If you are US, I use Zep Purple and water 1:5. Cleans the MDF resin off in just a few minutes. I use a pet cage tray for my bed, and a short section of plastic gutter for my rails.
Are you sure the honeycomb is aluminum? Mine attracts magnets pretty strongly so I think it’s actually steel and not aluminum. Not sure if yours is the same.
Mine is steel as well, but there are aluminum ones out there too. Funny, my steel honeycomb has an aluminum channel around it.
You guys are correct, the honeycomb mesh is steel, I knew3 it was steel; I regularly use magnets on the mesh for placement purposes.
Why I called it aluminum?; I have had aluminum on the brain for over a week.
Thanks for the correction.
Aluminum and steel generally don’t get along with one another, tend to corrode each other if subject to regular moisture.
thanks for the suggestions.
The honeycomb that came with my machine is aluminum. It was suspended on aluminum bars with a point up ‘edge’…
Ditched it for a rolled steel plate.
Easy to clean and is much safer, fire wise and it doesn’t stink up the machine. I also have much better air flow around the material.
FWIW, LA Awesome contains about 1 % sodium hydroxide, so eventually that will corrode the aluminum.
We use sodium hydroxide in a concentrated form to clean aluminum air conditioner fins, in the HVAC industry. We rinse well, and use PPE when using concentrate of NAOH. I don’t think the amount oh NAOH in Awesome will corrode your aluminum that much.
I have used a mild solution of citric acid to clean the honeycomb bed for about the last 10 years, and it cleans the deposits from wood very well. Then use a jetwash to remove the solution and dry thoroughly. Always comes up really nice afterwards.

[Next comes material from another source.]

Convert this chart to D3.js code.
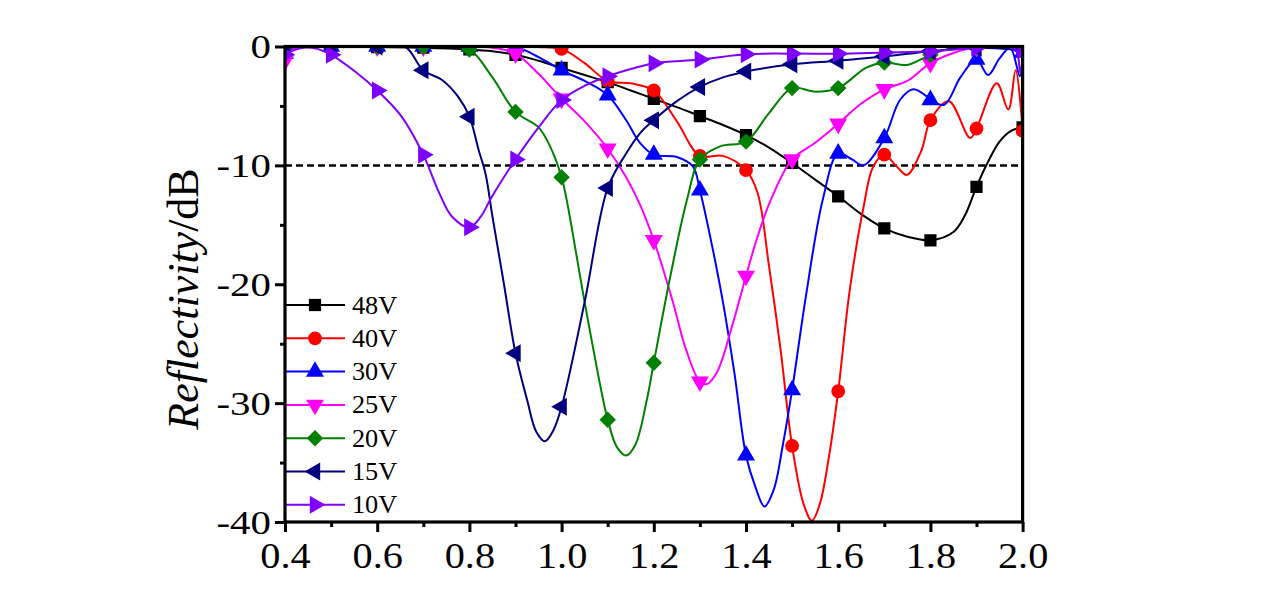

Ever seen the Honeycomb video from Russ? Put up with his British humor and watch it, it’s < 16 minutes…
Sound advice there from Russ. I have heard many stories about acrylic catching fire when left unattended. When doing large batches, I take out the honeycomb and place the acrylic directly in the knifebed.
Jetwash? Product? Hi pressure sprayer? Nozzle setting? Something specific used to wash jets? (Being serious … )

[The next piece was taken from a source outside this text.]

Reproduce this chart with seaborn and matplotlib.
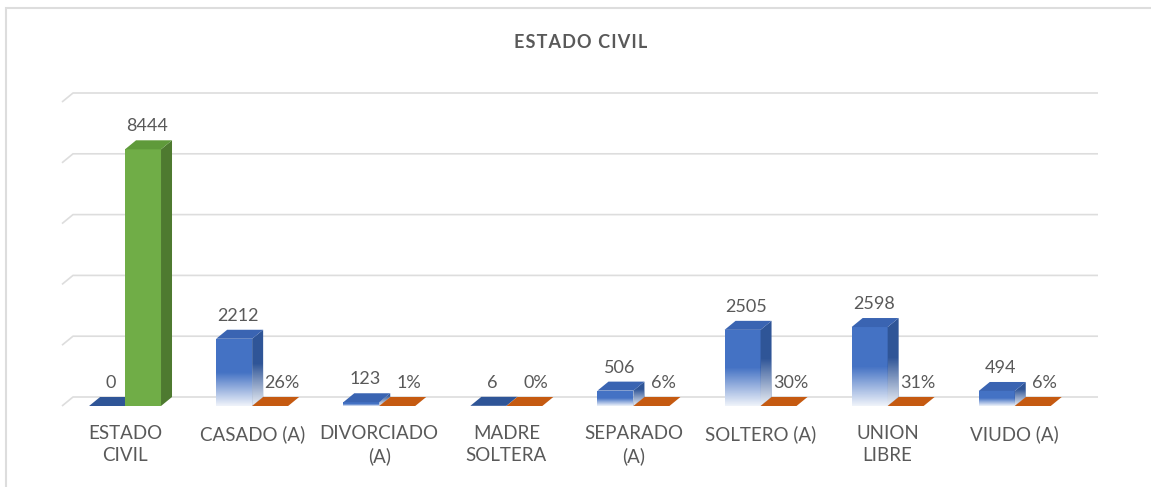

We place the honeycomb bed into a large plastic tray (the sort used for dog kennels) and apply a mild solution of citric acid (available from Amazon, eBay) using a brush, then flip over and do the other side. This will remove most of the deposits from cutting wood. After soaking each side for about 15 minutes each, then take out and rinse with clean water. We use a Karcher jetwash on a medium setting and that will clear away the remainder of the citric acid.
Thank you .
Use of a jetwash is not important - you can just as well use an ordinary hosepipe, which I did for years. The important bit is soaking the bed in citric acid solution, which is what dissolves the residue from cutting wood. A jetwash is just a little more convenient when it comes to cleaning off the citric acid.